JFR can create an execution-time profile that shows which program elements consume significant elapsed real time, i.e., wall-clock time. It does this by sampling the execution stacks of program threads at fixed intervals of, say, 20 milliseconds. Each sample produces a JFR event containing a stack trace. Tools such as jfr and JDK Mission Control can summarize a stream of such events into a textual or graphical profile.
In order to produce a stack trace for a program thread, JFR's sampler thread must suspend the target thread and parse the call frames on the stack. The HotSpot JVM maintains metadata for this purpose, but that metadata is valid only when a thread is suspended at well-defined code locations known as safepoints. If we sample stacks only at safepoints, however, then we will likely suffer from the safepoint bias problem: We risk losing accuracy, since a frequently-executed span of code might not be anywhere near a safepoint. The safepoint bias problem is well known and thoroughly researched.
In order to avoid the safepoint bias problem, JFR samples the stacks of program threads asynchronously, suspending threads and parsing their stacks at code locations that are not necessarily safepoints. Since there is no guarantee that the metadata is accurate, to guide the parsing of stack frames at non-safepoints, JFR's sampler thread uses heuristics in order to generate a stack trace.
Unfortunately, these stack-parsing heuristics are inefficient and, worse, when their results are incorrect then they can crash the JVM. JFR attempts to prevent such crashes via platform-specific crash-protection mechanisms, but those mechanisms can fail in the presence of concurrent activity such as class unloading.
Description
We redesign JFR's sampling mechanism to avoid relying on risky stack-parsing heuristics. Instead, we parse thread stacks only at safepoints.
To avoid the safepoint bias problem, we take samples cooperatively. When it is time to take a sample, JFR's sampler thread still suspends the target thread. Rather than attempting to parse the stack, however, it just records the target's program counter and stack pointer in a sample request, which it appends to an internal thread-local queue. It then arranges for the target thread to stop at its next safepoint, and resumes the thread.
The target runs normally until its next safepoint. At that time, the safepoint handling code inspects the queue.
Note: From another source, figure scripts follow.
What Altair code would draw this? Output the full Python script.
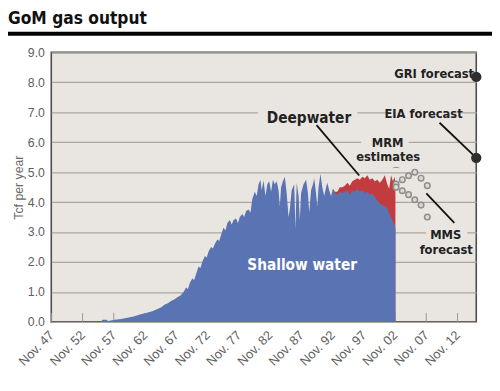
import altair as alt
import pandas as pd

# ---------------- data ----------------
years = [1955.8, 1956.0, 1956.7, 1956.9, 1958.0, 1959.0, 1960.0, 1961.0, 1962.0, 1963.0,
         1964.0, 1965.0, 1965.5, 1966.0, 1966.5, 1967.0, 1967.5, 1968.0, 1968.5, 1969.0,
         1969.4, 1969.7, 1970.0, 1970.4, 1970.7, 1971.0, 1971.4, 1971.7, 1972.0, 1972.4,
         1972.7, 1973.0, 1973.4, 1973.7, 1974.0, 1974.4, 1974.7, 1975.0, 1975.4, 1975.7,
         1976.0, 1976.4, 1976.7, 1977.0, 1977.4, 1977.7, 1978.0, 1978.4, 1978.7, 1979.0,
         1979.4, 1979.7, 1980.0, 1980.4, 1980.7, 1981.0, 1981.3, 1981.5, 1981.8, 1982.1,
         1982.4, 1982.7, 1983.0, 1983.3, 1983.6, 1983.9, 1984.2, 1984.4, 1984.6, 1984.9,
         1985.2, 1985.5, 1985.8, 1986.0, 1986.3, 1986.7, 1986.9, 1987.1, 1987.4, 1987.6,
         1987.8, 1988.2, 1988.6, 1988.9, 1989.1, 1989.4, 1989.7, 1989.9, 1990.2, 1990.4,
         1990.6, 1990.9, 1991.2, 1991.5, 1991.8, 1992.0, 1992.3, 1992.6, 1992.9, 1993.2,
         1993.6, 1994.0, 1994.4, 1994.8, 1995.2, 1995.6, 1996.0, 1996.4, 1996.8, 1997.2,
         1997.6, 1998.0, 1998.4, 1998.8, 1999.2, 1999.6, 2000.0, 2000.4, 2000.8, 2001.2,
         2001.6, 2001.9, 2002.2, 2002.5, 2002.8, 2002.9]

shallow = [0.0, 0.07, 0.07, 0.03, 0.07, 0.10, 0.14, 0.18, 0.25, 0.30,
           0.36, 0.45, 0.50, 0.58, 0.62, 0.70, 0.75, 0.82, 0.88, 1.00,
           1.15, 1.10, 1.30, 1.45, 1.40, 1.60, 1.85, 1.80, 2.00, 2.20,
           2.15, 2.35, 2.50, 2.45, 2.60, 2.75, 2.70, 2.90, 3.15, 3.05,
           3.30, 3.40, 3.25, 3.40, 3.45, 3.30, 3.50, 3.60, 3.50, 3.70,
           3.75, 3.65, 4.10, 4.35, 4.20, 4.60, 4.75, 4.40, 4.72, 4.20,
           4.60, 4.70, 4.35, 4.75, 4.60, 4.70, 4.40, 3.85, 4.50, 4.70,
           4.85, 4.30, 3.50, 3.75, 4.40, 4.60, 3.10, 4.65, 4.20, 3.40,
           4.30, 4.60, 4.75, 4.30, 3.65, 4.40, 4.60, 4.80, 4.30, 3.85,
           4.50, 4.95, 4.50, 4.20, 4.50, 4.65, 4.40, 4.20, 4.45, 4.30,
           4.25, 4.35, 4.30, 4.35, 4.40, 4.25, 4.40, 4.35, 4.45, 4.35,
           4.40, 4.30, 4.35, 4.25, 4.30, 4.15, 4.05, 3.95, 3.90, 3.85,
           3.80, 3.60, 3.50, 3.35, 3.20, 3.10]

deepwater = [0.0] * 98 + [0.0, 0.05,
             0.10, 0.15, 0.20, 0.20, 0.25, 0.30, 0.30, 0.40, 0.35, 0.40,
             0.45, 0.50, 0.55, 0.50, 0.50, 0.55, 0.70, 0.70, 0.85, 1.05,
             0.80, 0.85, 1.40, 1.35, 1.65, 1.30]

mms_years = [2003, 2004, 2005, 2006, 2007, 2008]
mms_high = [4.60, 4.75, 4.88, 5.00, 4.80, 4.55]
mms_low = [4.50, 4.38, 4.25, 4.08, 3.90, 3.50]

forecast_names = ["GRI forecast", "EIA forecast"]
forecast_values = [8.18, 5.48]
forecast_year = 2015.8333

tick_years = [1947, 1952, 1957, 1962, 1967, 1972, 1977, 1982, 1987, 1992, 1997, 2002, 2007, 2012]

# annotation texts (label, year, value)
small_labels = ["GRI forecast", "EIA forecast", "MRM", "estimates", "MMS", "forecast"]
small_x = [2009.1, 2007.4, 2001.66, 2001.74, 2010.95, 2011.03]
small_y = [8.28, 6.95, 5.98, 5.52, 2.89, 2.40]

leader_x = [1990.28, 2009.96, 2007.85]
leader_x2 = [1997.1, 2015.47, 2012.32]
leader_y = [6.57, 6.65, 4.29]
leader_y2 = [4.89, 5.55, 3.31]

# gaps in the grid lines behind the labels (year from, year to, grid value)
gap_x = [1980.9, 2001.35, 1997.4, 2007.8]
gap_x2 = [1996.8, 2013.6, 2005.0, 2014.4]
gap_y = [7.0, 7.0, 6.0, 3.0]

# ---------------- styling ----------------
BG = "#e9e6e1"
BLUE = "#5a74b3"
RED = "#c23b3e"
COND = "DejaVu Sans Condensed, Liberation Sans Narrow, sans-serif"
REG = "Liberation Sans, Arial, sans-serif"

NOV = 10.0 / 12.0
df = pd.DataFrame({"x": years, "shallow": shallow, "deep": deepwater})
ticks_df = pd.DataFrame({"x": [t + NOV for t in tick_years]})
mms_df = pd.DataFrame({"x": mms_years * 2, "v": mms_high + mms_low,
                       "s": ["high"] * 6 + ["low"] * 6})
fc_df = pd.DataFrame({"name": forecast_names, "v": forecast_values,
                      "x": [forecast_year] * 2})
lab_df = pd.DataFrame({"t": small_labels, "x": small_x, "y": small_y})
lead_df = pd.DataFrame({"x": leader_x, "x2": leader_x2, "y": leader_y, "y2": leader_y2})
gap_df = pd.DataFrame({"x": gap_x, "x2": gap_x2, "y": [g - 0.1 for g in gap_y],
                       "y2": [g + 0.1 for g in gap_y]})
deep_lab = pd.DataFrame({"t": ["Deepwater"], "x": [1989.07], "y": [6.82]})
shal_lab = pd.DataFrame({"t": ["Shallow water"], "x": [1987.97], "y": [1.89]})
brace_df = pd.DataFrame({"t": ["⌒"], "x": [2002.92], "y": [5.0]})
title_df = pd.DataFrame({"t": ["GoM gas output"]})

xscale = alt.Scale(domain=[1947 + NOV, 2015 + NOV], nice=False, zero=False)
yscale = alt.Scale(domain=[0, 9], nice=False)

xaxis = alt.Axis(values=[t + NOV for t in tick_years],
                 labelExpr="'Nov. ' + substring(toString(floor(datum.value)), 2)",
                 labelAngle=-45, labelAlign="right", labelBaseline="middle",
                 labelPadding=11, labelColor="#5e5e5e", labelFontSize=13, labelFont=REG,
                 labelOverlap=False, labelFlush=False,
                 grid=False, ticks=False, domain=False, title=None)
yaxis = alt.Axis(values=list(range(10)), format=".1f", grid=True, gridColor="#aba79f",
                 gridWidth=1.4, ticks=False, domain=False, labelColor="#5e5e5e",
                 labelFontSize=12.5, labelFont=REG, labelPadding=7,
                 title="Tcf per year", titleColor="#6a6a6a", titleFontSize=12.5,
                 titleFont=REG, titleFontWeight="normal", titlePadding=2)


def XE(f="x"):
    return alt.X(f"{f}:Q", scale=xscale, axis=xaxis)


def YE(f="y"):
    return alt.Y(f"{f}:Q", scale=yscale, axis=yaxis)


base = alt.Chart(df)

gaps = alt.Chart(gap_df).mark_rect(color=BG, opacity=1).encode(
    x=XE(), x2="x2:Q", y=YE(), y2="y2:Q")

tick_marks = alt.Chart(ticks_df).mark_rule(color="#999", strokeWidth=1).encode(
    x=XE(), y=alt.datum(0, scale=yscale, axis=yaxis), y2=alt.datum(0.3))

red_area = base.transform_calculate(total="datum.shallow + datum.deep").transform_filter(
    "datum.x >= 1992.8").mark_area(color=RED, interpolate="linear").encode(
    x=XE(), y=YE("total"))
blue_area = base.mark_area(color=BLUE, interpolate="linear").encode(x=XE(), y=YE("shallow"))

mms_pts = alt.Chart(mms_df).mark_point(shape="circle", filled=True, fill="#dcd8d2",
                                       stroke="#8e8e8e", strokeWidth=1.5, size=32,
                                       opacity=1).encode(x=XE(), y=YE("v"))

fc_pts = alt.Chart(fc_df).mark_circle(color="#2e2e2e", size=110, opacity=1).encode(
    x=XE(), y=YE("v"))

leaders = alt.Chart(lead_df).mark_rule(color="#111", strokeWidth=1.8).encode(
    x=XE(), x2="x2:Q", y=YE(), y2="y2:Q")


def texts(d, size, color):
    return alt.Chart(d).mark_text(font=COND, fontWeight="bold", fontSize=size, color=color,
                                  baseline="middle", align="center").encode(
        x=XE(), y=YE(), text="t:N")


brace = alt.Chart(brace_df).mark_text(font="DejaVu Sans", fontSize=10, color="#555",
                                      baseline="middle", align="center").encode(
    x=XE(), y=YE(), text="t:N")

title_text = alt.Chart(title_df).mark_text(font=COND, fontWeight="bold", fontSize=17.5,
                                           color="#111", align="left",
                                           baseline="alphabetic").encode(
    x=alt.value(-44), y=alt.value(-29), text="t:N")

title_rule = alt.Chart(title_df).mark_rule(color="#000", strokeWidth=4).encode(
    x=alt.value(-44), x2=alt.value(448), y=alt.value(-19))

layers = [gaps, tick_marks, red_area, blue_area, mms_pts, leaders,
          texts(lab_df, 13, "#222"), texts(deep_lab, 15.5, "#222"),
          texts(shal_lab, 15.5, "#ffffff"), brace, fc_pts, title_text, title_rule]

chart = alt.layer(*layers).properties(
    width=432, height=274,
    autosize=alt.AutoSizeParams(type="none"),
    padding={"left": 44, "top": 42, "right": 16, "bottom": 59},
    background="#ffffff",
).configure_view(fill=BG, stroke="#4d4d4d", strokeWidth=1.6)

chart.save("out.html", embed_options={"renderer": "svg", "actions": False})
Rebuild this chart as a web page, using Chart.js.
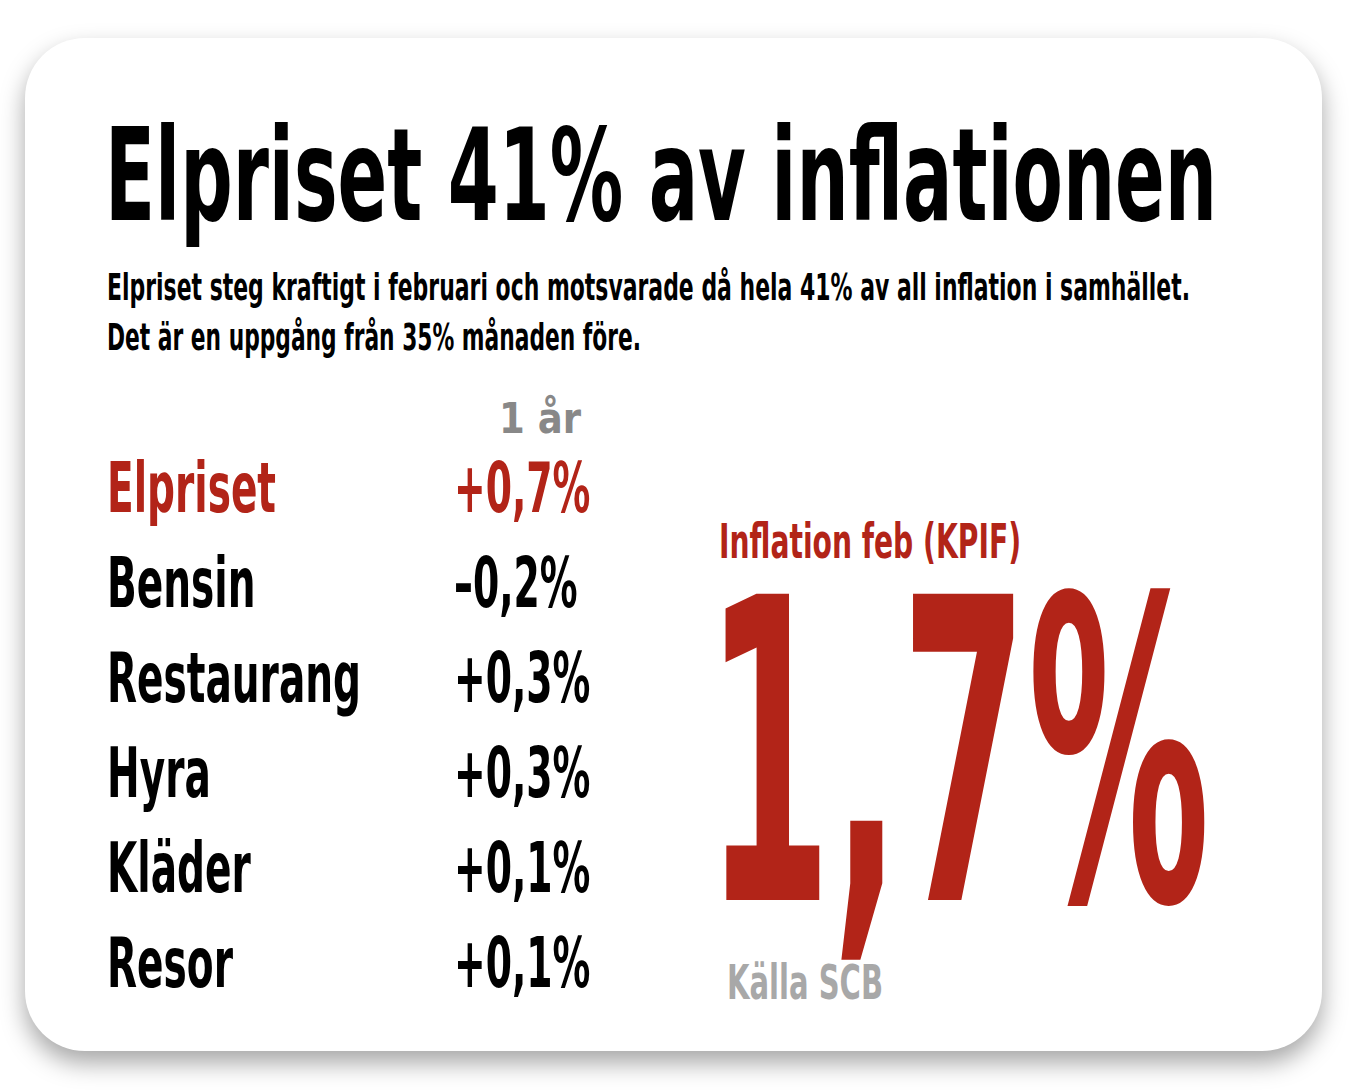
<!DOCTYPE html>
<html><head><meta charset="utf-8">
<script src="https://cdn.jsdelivr.net/npm/chart.js@4/dist/chart.umd.min.js"></script>
<style>
html,body{margin:0;padding:0;background:#fff;width:1364px;height:1090px;overflow:hidden}
#card{position:absolute;left:25px;top:38px;width:1297px;height:1013px;background:#fff;border-radius:60px;box-shadow:0 12px 25px rgba(0,0,0,0.35)}
.t{position:absolute;font-family:"Liberation Sans Narrow","DejaVu Sans Condensed",sans-serif;font-weight:bold;white-space:nowrap;transform-origin:0 0;line-height:1}
#chartbox{position:absolute;left:100px;top:442px;width:560px;height:570px}
</style></head><body>
<div id="card"></div>
<div class="t" id="title" data-w="1112" style="left:105px;top:112px;font-size:128px;color:#000">Elpriset 41% av inflationen</div>
<div class="t" id="s1" data-w="1083" style="left:107px;top:268px;font-size:38px;color:#000">Elpriset steg kraftigt i februari och motsvarade då hela 41% av all inflation i samhället.</div>
<div class="t" id="s2" data-w="534" style="left:107px;top:318px;font-size:38px;color:#000">Det är en uppgång från 35% månaden före.</div>
<div class="t" data-w="82" style="left:499px;top:398px;font-size:42px;color:#888;font-family:'DejaVu Sans',sans-serif">1 år</div>
<div class="t" id="kp" data-w="302" style="left:719px;top:517px;font-size:48px;color:#b22418">Inflation feb (KPIF)</div>
<div class="t" id="big" data-w="505" style="left:705px;top:545px;font-size:420px;color:#b22418">1,7%</div>
<div class="t" id="src" data-w="156" style="left:727px;top:958px;font-size:48px;color:#a8a8a8">Källa SCB</div>
<div id="chartbox"><canvas id="c"></canvas></div>
<script>
const categories=["Elpriset","Bensin","Restaurang","Hyra","Kläder","Resor"];
const values=[0.7,-0.2,0.3,0.3,0.1,0.1];
const labelColors=["#b22418","#000","#000","#000","#000","#000"];
document.querySelectorAll('.t[data-w]').forEach(el=>{const w=el.getBoundingClientRect().width;el.style.transform='scaleX('+(el.dataset.w/w)+')';});
const fmt=v=>(v<0?'–':'+')+Math.abs(v).toFixed(1).replace('.',',')+'%';
const FONT='"DejaVu Sans Condensed","DejaVu Sans",sans-serif';
const textPlugin={id:'rows',afterDraw(ch){const ctx=ch.ctx,y=ch.scales.y;ctx.save();ctx.font='bold 70px '+FONT;ctx.textBaseline='middle';ctx.textAlign='left';
categories.forEach((c,i)=>{const py=y.getPixelForValue(i)+4;ctx.fillStyle=labelColors[i];
ctx.save();ctx.translate(7,py);ctx.scale(0.62,1);ctx.fillText(c,0,0);ctx.restore();
ctx.save();ctx.translate(354,py);ctx.scale(0.6,1);ctx.fillText(fmt(values[i]),0,0);ctx.restore();});
ctx.restore();}};
new Chart(document.getElementById('c'),{type:'bar',data:{labels:categories,datasets:[{data:values,backgroundColor:'rgba(0,0,0,0)'}]},
options:{indexAxis:'y',responsive:true,maintainAspectRatio:false,animation:false,layout:{padding:0},
plugins:{legend:{display:false},tooltip:{enabled:false}},
scales:{x:{display:false,min:-1,max:1},y:{display:false}}},
plugins:[textPlugin]});
</script>
</body></html>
If it finds any sample requests, then, for each one, it reconstructs a stack trace, adjusting for safepoint bias, and emits a JFR execution-time sampling event.
Aside from being safe, this approach has several other advantages:
-
Creating a sample request requires hardly any work, and could be done in response to a hardware event or inside a signal handler.
-
The code to create stack traces and emit events is simpler. For example, it can dynamically allocate memory when it runs on the target thread, which it could not do when running on the sampler thread.
-
The sampler thread has less work to do, since it need not run heuristics, improving scalability.
This approach works well when the target thread is running Java code, whether interpreted or compiled, but not when the target thread is running native code. In that case, we continue to use the existing approach.
Future Work
Our new approach does not entirely avoid safepoint bias. In some situations, such as when sampling inside a method for which the HotSpot JVM has an intrinsic implementation, it may be impossible to parse the stack. In these cases, the recorded stack trace will reflect the last Java stack frame, thereby introducing some bias. We intend to address this in future work.
Alternatives
The HotSpot JVM does have an existing internal but unsupported mechanism, AsyncGetCallTrace
, a facility used by some popular third-party Java tools. Unfortunately, this mechanism relies on the same kind of risky stack-parsing heuristics that JFR uses today, but without any crash protection, making it even more unsafe to use. Another drawback is that it is based on the POSIX SIGPROF
signal, an equivalent of which does not exist on Windows.
Testing
This is strictly an implementation change. Existing unit, integration, and stress tests will suffice.
Dependencies
The current implementation of JEP 590 (JFR CPU-Time Profiling) is derived from the AsyncGetCallTrace
mechanism, and suffers from all of the same problems. A safer implementation could be built on top of the work described here.